Financial Planning and Analysis

Is Leasing a Car a Good Idea, According to Dave Ramsey?

Examine car leasing through Dave Ramsey's financial lens. Learn why his principles for debt elimination and wealth building shape his view.

Dave Ramsey is a widely recognized financial personality known for his debt-averse approach to personal finance. Many wonder if car leasing aligns with his principles. This article explores car leasing and evaluates it through Ramsey’s financial philosophy.

Understanding Car Leasing

Car leasing involves a contractual agreement to use a vehicle for a set period, typically 24 to 48 months, rather than owning it. You essentially pay for the vehicle’s depreciation during the lease term. Monthly payments are calculated based on factors like the vehicle’s initial value, its projected residual value at lease end, and a money factor (similar to an interest rate).

Lease agreements commonly include mileage limits, often 10,000 to 15,000 miles per year, with penalties for exceeding these limits. At the lease’s conclusion, you return the vehicle to the dealership, potentially incurring additional charges for excessive wear and tear or mileage overages. This model differs significantly from purchasing, where you gain equity and eventually full ownership once all payments are complete.

Dave Ramsey’s Core Financial Principles

Dave Ramsey’s financial philosophy centers on debt elimination and building wealth through disciplined saving and investing. His “Baby Steps” framework advocates for avoiding consumer debt, including car loans, to achieve financial freedom. This involves saving a starter emergency fund and aggressively paying off all non-mortgage debt using the debt snowball method.

Ramsey emphasizes living within one’s means and buying items with cash. This approach prioritizes avoiding monthly payments that do not contribute to asset building or long-term financial growth. The objective is to free up income to build an emergency fund, invest for retirement, and ultimately pay off a home early. This cash-based lifestyle aims to reduce financial stress and provide opportunities for wealth accumulation.

Why Car Leasing Contradicts Ramsey’s Principles

Car leasing directly conflicts with Dave Ramsey’s core financial principles. Leasing perpetuates a cycle of ongoing monthly payments without leading to ownership of a tangible asset. Lessees essentially pay for the vehicle’s depreciation, the most significant loss in value a car experiences, particularly in its initial years. This means money is consistently spent on a depreciating item without building equity.

Leasing is viewed as another form of financing or debt, involving regular payments for an asset never truly yours. This arrangement traps individuals in perpetual payments, preventing them from achieving the debt-free status Ramsey champions. Lease payments represent a significant opportunity cost; these funds could instead be allocated to paying down other debts, building savings, or investing for future wealth. Ramsey often refers to leasing as “fleecing,” highlighting his belief that it financially disadvantages the consumer.
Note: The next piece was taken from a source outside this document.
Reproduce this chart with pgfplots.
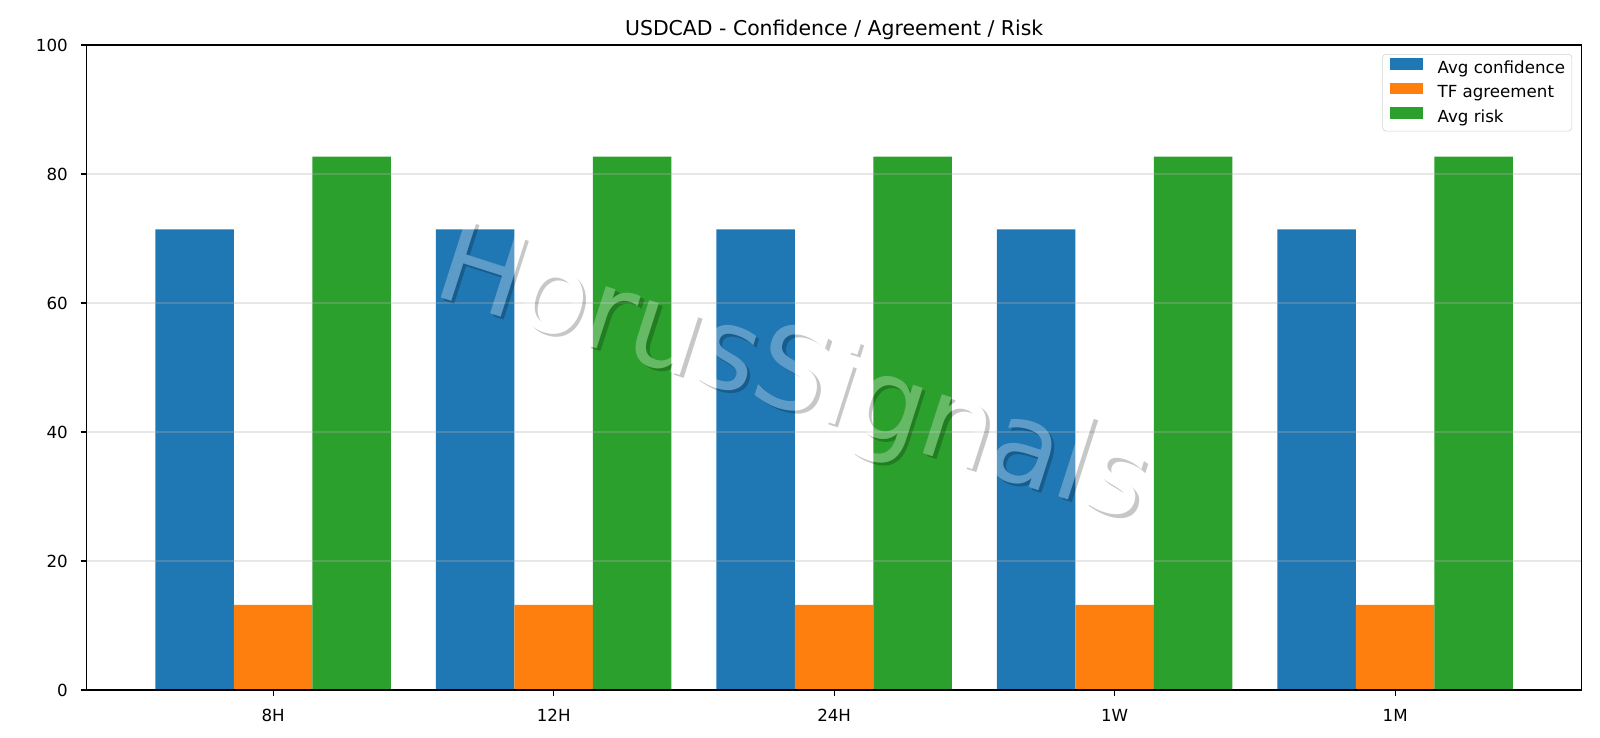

Ramsey-Approved Alternatives to Car Leasing

Consistent with Dave Ramsey’s financial guidance, the preferred alternative to car leasing is purchasing reliable used vehicles. This strategy emphasizes avoiding debt by saving and paying cash for a car. Buying a used car allows individuals to bypass interest payments and the immediate, steep depreciation associated with new vehicles.

Ramsey often suggests “the beater car” concept: driving an inexpensive, functional vehicle while saving money for a better, cash-purchased replacement. This approach encourages delaying gratification and prioritizing financial stability over the desire for a new car. Maintaining vehicles properly and extending their lifespan reduces the frequency of needing a new purchase, further aligning with a debt-free lifestyle.